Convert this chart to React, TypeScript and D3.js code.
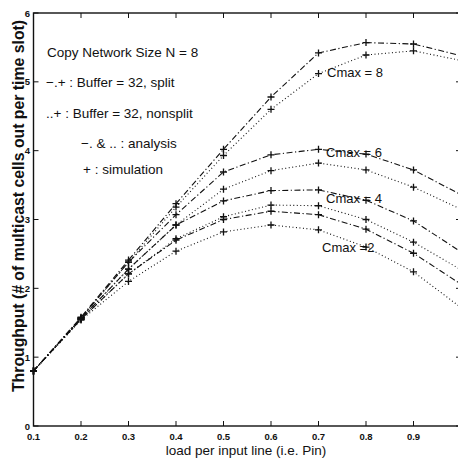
import * as d3 from 'd3';

// load per input line
const LOADS = [0.1, 0.2, 0.3, 0.4, 0.5, 0.6, 0.7, 0.8, 0.9, 1.0];

// throughput, buffer = 32
const SPLIT_C8 = [0.8, 1.58, 2.41, 3.23, 4.02, 4.78, 5.42, 5.57, 5.55, 5.38];
const NONSPLIT_C8 = [0.8, 1.57, 2.38, 3.18, 3.93, 4.6, 5.12, 5.39, 5.45, 5.31];
const SPLIT_C6 = [0.8, 1.57, 2.38, 3.07, 3.69, 3.94, 4.02, 3.95, 3.72, 3.36];
const NONSPLIT_C6 = [0.8, 1.56, 2.28, 2.92, 3.44, 3.71, 3.82, 3.72, 3.47, 3.15];
const SPLIT_C4 = [0.8, 1.56, 2.28, 2.92, 3.27, 3.42, 3.43, 3.28, 2.98, 2.53];
const NONSPLIT_C4 = [0.8, 1.55, 2.21, 2.72, 3.04, 3.21, 3.2, 3.0, 2.67, 2.27];
const SPLIT_C2 = [0.8, 1.55, 2.21, 2.7, 3.0, 3.12, 3.07, 2.86, 2.51, 2.06];
const NONSPLIT_C2 = [0.8, 1.54, 2.1, 2.54, 2.82, 2.92, 2.85, 2.6, 2.24, 1.72];

const SERIES = [
  { values: SPLIT_C8, split: true },
  { values: NONSPLIT_C8, split: false },
  { values: SPLIT_C6, split: true },
  { values: NONSPLIT_C6, split: false },
  { values: SPLIT_C4, split: true },
  { values: NONSPLIT_C4, split: false },
  { values: SPLIT_C2, split: true },
  { values: NONSPLIT_C2, split: false },
];

// simulation points only up to 0.9
const SIM_LOADS = LOADS.slice(0, 9);

const X_TICKS = [0.1, 0.2, 0.3, 0.4, 0.5, 0.6, 0.7, 0.8, 0.9];
const Y_TICKS = [0, 1, 2, 3, 4, 5, 6];

const LEGEND = [
  { text: 'Copy Network Size N = 8', x: 47, y: 57 },
  { text: '\u2212.+  : Buffer = 32, split', x: 46, y: 87 },
  { text: '..+  : Buffer = 32, nonsplit', x: 46, y: 118 },
  { text: '\u2212. & .. : analysis', x: 81, y: 148 },
  { text: '+  : simulation', x: 83, y: 174 },
];

const LABELS = [
  { text: 'Cmax = 8', x: 327, y: 77 },
  { text: 'Cmax = 6', x: 326, y: 157 },
  { text: 'Cmax = 4', x: 326, y: 203 },
  { text: 'Cmax =2', x: 322, y: 252 },
];

const W = 458;
const H = 465;
const FONT = '"Liberation Sans", Arial, sans-serif';

export default function App() {
  const x = d3.scaleLinear().domain([0.1, 1.0]).range([33.5, 461]);
  const y = d3.scaleLinear().domain([0, 6]).range([426, 13]);
  const line = d3.line<number>().x((_, i) => x(LOADS[i])).y(d => y(d));
  const left = x(0.1), right = x(1.0), top = y(6), bottom = y(0);
  const tk = 5;

  return (
    <svg width={W} height={H} style={{ position: 'absolute', left: 0, top: 0, background: '#fff' }}>
      {/* frame */}
      <rect x={left} y={top} width={right - left} height={bottom - top} fill="none" stroke="#111" strokeWidth={1.4} />
      {X_TICKS.map(t => (
        <g key={'x' + t}>
          <line x1={x(t)} x2={x(t)} y1={bottom} y2={bottom - tk} stroke="#111" />
          <line x1={x(t)} x2={x(t)} y1={top} y2={top + tk} stroke="#111" />
          <text x={x(t)} y={440} textAnchor="middle" fontFamily={FONT} fontSize={9.5} fontWeight="bold" fill="#111">
            {t.toFixed(1)}
          </text>
        </g>
      ))}
      {Y_TICKS.map(t => (
        <g key={'y' + t}>
          <line x1={left} x2={left + tk} y1={y(t)} y2={y(t)} stroke="#111" />
          <line x1={right} x2={right - tk} y1={y(t)} y2={y(t)} stroke="#111" />
          <text x={30} y={y(t) + 3.5} textAnchor="end" fontFamily={FONT} fontSize={9.5} fontWeight="bold" fill="#111">
            {t}
          </text>
        </g>
      ))}

      {/* curves */}
      {SERIES.map((s, i) => (
        <path
          key={'l' + i}
          d={line(s.values) || ''}
          fill="none"
          stroke="#111"
          strokeWidth={1.1}
          strokeDasharray={s.split ? '6,2.5,1.2,2.5' : '1,2.5'}
        />
      ))}
      {SERIES.map((s, i) =>
        SIM_LOADS.map((l, j) => {
          const cx = x(l), cy = y(s.values[j]);
          return (
            <path key={'p' + i + '-' + j} d={`M${cx - 3.5},${cy}H${cx + 3.5}M${cx},${cy - 3.5}V${cy + 3.5}`} stroke="#111" strokeWidth={1.3} />
          );
        })
      )}

      {/* annotations */}
      {LEGEND.map(l => (
        <text key={l.text} x={l.x} y={l.y} fontFamily={FONT} fontSize={13.5} fill="#111">{l.text}</text>
      ))}
      {LABELS.map(l => (
        <text key={l.text} x={l.x} y={l.y} fontFamily={FONT} fontSize={13} fill="#111">{l.text}</text>
      ))}

      <text x={246} y={455} textAnchor="middle" fontFamily={FONT} fontSize={13.5} fill="#111">
        load per input line (i.e. Pin)
      </text>
      <text
        transform={`translate(23.5,206) rotate(-90)`}
        textAnchor="middle"
        fontFamily={FONT}
        fontSize={15.8}
        fontWeight="bold"
        fill="#111"
      >
        Throughput (# of multicast cells out per time slot)
      </text>
    </svg>
  );
}
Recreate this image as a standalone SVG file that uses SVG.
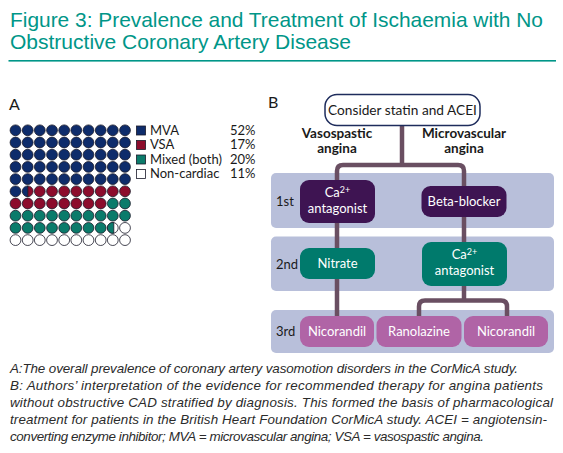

* * *

SHORT TASK: Transcribe the full listing character for character. Pictures are excluded.

RESPONSE:
Convert this chart to React, TypeScript and D3.js code.
import * as d3 from 'd3';

// load per input line
const LOADS = [0.1, 0.2, 0.3, 0.4, 0.5, 0.6, 0.7, 0.8, 0.9, 1.0];

// throughput, buffer = 32
const SPLIT_C8 = [0.8, 1.58, 2.41, 3.23, 4.02, 4.78, 5.42, 5.57, 5.55, 5.38];
const NONSPLIT_C8 = [0.8, 1.57, 2.38, 3.18, 3.93, 4.6, 5.12, 5.39, 5.45, 5.31];
const SPLIT_C6 = [0.8, 1.57, 2.38, 3.07, 3.69, 3.94, 4.02, 3.95, 3.72, 3.36];
const NONSPLIT_C6 = [0.8, 1.56, 2.28, 2.92, 3.44, 3.71, 3.82, 3.72, 3.47, 3.15];
const SPLIT_C4 = [0.8, 1.56, 2.28, 2.92, 3.27, 3.42, 3.43, 3.28, 2.98, 2.53];
const NONSPLIT_C4 = [0.8, 1.55, 2.21, 2.72, 3.04, 3.21, 3.2, 3.0, 2.67, 2.27];
const SPLIT_C2 = [0.8, 1.55, 2.21, 2.7, 3.0, 3.12, 3.07, 2.86, 2.51, 2.06];
const NONSPLIT_C2 = [0.8, 1.54, 2.1, 2.54, 2.82, 2.92, 2.85, 2.6, 2.24, 1.72];

const SERIES = [
  { values: SPLIT_C8, split: true },
  { values: NONSPLIT_C8, split: false },
  { values: SPLIT_C6, split: true },
  { values: NONSPLIT_C6, split: false },
  { values: SPLIT_C4, split: true },
  { values: NONSPLIT_C4, split: false },
  { values: SPLIT_C2, split: true },
  { values: NONSPLIT_C2, split: false },
];

// simulation points only up to 0.9
const SIM_LOADS = LOADS.slice(0, 9);

const X_TICKS = [0.1, 0.2, 0.3, 0.4, 0.5, 0.6, 0.7, 0.8, 0.9];
const Y_TICKS = [0, 1, 2, 3, 4, 5, 6];

const LEGEND = [
  { text: 'Copy Network Size N = 8', x: 47, y: 57 },
  { text: '\u2212.+  : Buffer = 32, split', x: 46, y: 87 },
  { text: '..+  : Buffer = 32, nonsplit', x: 46, y: 118 },
  { text: '\u2212. & .. : analysis', x: 81, y: 148 },
  { text: '+  : simulation', x: 83, y: 174 },
];

const LABELS = [
  { text: 'Cmax = 8', x: 327, y: 77 },
  { text: 'Cmax = 6', x: 326, y: 157 },
  { text: 'Cmax = 4', x: 326, y: 203 },
  { text: 'Cmax =2', x: 322, y: 252 },
];

const W = 458;
const H = 465;
const FONT = '"Liberation Sans", Arial, sans-serif';

export default function App() {
  const x = d3.scaleLinear().domain([0.1, 1.0]).range([33.5, 461]);
  const y = d3.scaleLinear().domain([0, 6]).range([426, 13]);
  const line = d3.line<number>().x((_, i) => x(LOADS[i])).y(d => y(d));
  const left = x(0.1), right = x(1.0), top = y(6), bottom = y(0);
  const tk = 5;

  return (
    <svg width={W} height={H} style={{ position: 'absolute', left: 0, top: 0, background: '#fff' }}>
      {/* frame */}
      <rect x={left} y={top} width={right - left} height={bottom - top} fill="none" stroke="#111" strokeWidth={1.4} />
      {X_TICKS.map(t => (
        <g key={'x' + t}>
          <line x1={x(t)} x2={x(t)} y1={bottom} y2={bottom - tk} stroke="#111" />
          <line x1={x(t)} x2={x(t)} y1={top} y2={top + tk} stroke="#111" />
          <text x={x(t)} y={440} textAnchor="middle" fontFamily={FONT} fontSize={9.5} fontWeight="bold" fill="#111">
            {t.toFixed(1)}
          </text>
        </g>
      ))}
      {Y_TICKS.map(t => (
        <g key={'y' + t}>
          <line x1={left} x2={left + tk} y1={y(t)} y2={y(t)} stroke="#111" />
          <line x1={right} x2={right - tk} y1={y(t)} y2={y(t)} stroke="#111" />
          <text x={30} y={y(t) + 3.5} textAnchor="end" fontFamily={FONT} fontSize={9.5} fontWeight="bold" fill="#111">
            {t}
          </text>
        </g>
      ))}

      {/* curves */}
      {SERIES.map((s, i) => (
        <path
          key={'l' + i}
          d={line(s.values) || ''}
          fill="none"
          stroke="#111"
          strokeWidth={1.1}
          strokeDasharray={s.split ? '6,2.5,1.2,2.5' : '1,2.5'}
        />
      ))}
      {SERIES.map((s, i) =>
        SIM_LOADS.map((l, j) => {
          const cx = x(l), cy = y(s.values[j]);
          return (
            <path key={'p' + i + '-' + j} d={`M${cx - 3.5},${cy}H${cx + 3.5}M${cx},${cy - 3.5}V${cy + 3.5}`} stroke="#111" strokeWidth={1.3} />
          );
        })
      )}

      {/* annotations */}
      {LEGEND.map(l => (
        <text key={l.text} x={l.x} y={l.y} fontFamily={FONT} fontSize={13.5} fill="#111">{l.text}</text>
      ))}
      {LABELS.map(l => (
        <text key={l.text} x={l.x} y={l.y} fontFamily={FONT} fontSize={13} fill="#111">{l.text}</text>
      ))}

      <text x={246} y={455} textAnchor="middle" fontFamily={FONT} fontSize={13.5} fill="#111">
        load per input line (i.e. Pin)
      </text>
      <text
        transform={`translate(23.5,206) rotate(-90)`}
        textAnchor="middle"
        fontFamily={FONT}
        fontSize={15.8}
        fontWeight="bold"
        fill="#111"
      >
        Throughput (# of multicast cells out per time slot)
      </text>
    </svg>
  );
}
Recreate this image as a standalone SVG file that uses SVG.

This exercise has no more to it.